Postgres ships with three isolation levels: Read Committed (default), Repeatable Read, Serializable. The default is fine for most workloads — except when it isn't, and the lost-update bug ships to production. Knowing when to escalate isolation is the discipline.
Read Committed — the default
Each statement sees committed data. Two reads in the same transaction can see different values if another transaction committed in between. Fast and concurrent. The right answer 90% of the time.

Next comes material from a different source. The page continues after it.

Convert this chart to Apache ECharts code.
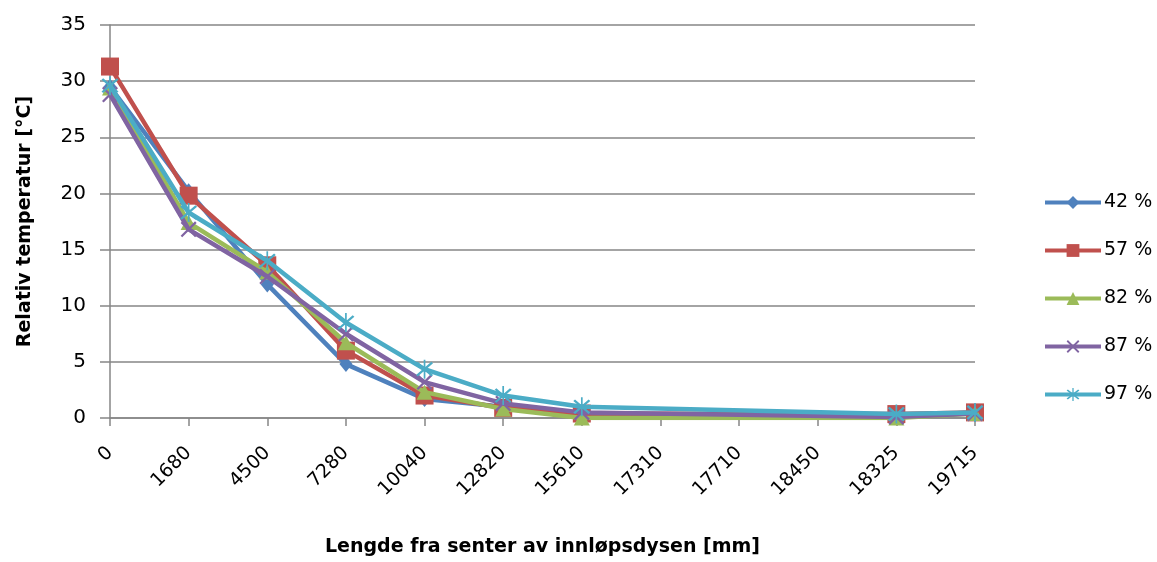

Repeatable Read — snapshot per transaction
Transaction sees a snapshot at start; all reads return that snapshot. Prevents most anomalies but allows phantoms-via-different-name. Useful for reporting queries within a transaction.
Serializable — strongest
Serializable Snapshot Isolation (SSI). Detects serialization anomalies; aborts conflicting transactions. Higher overhead, occasional abort-retry needed. Use for: anything where you write conditional logic based on a read ('if no one else owns this, take it'). The lost-update bug pattern.
Common bug: read-then-write
Read balance, write new balance. Two concurrent transactions both read 100, both write 90 — one update is lost. Read Committed allows this. Repeatable Read still allows it. Serializable detects and aborts one. Or: use SELECT FOR UPDATE for explicit locking.
Practical guidance
Read Committed: default. Repeatable Read: rarely needed. Serializable: for financial/inventory transactions where lost updates matter. Test under concurrency — staging single-user tests won't reveal lost-update bugs.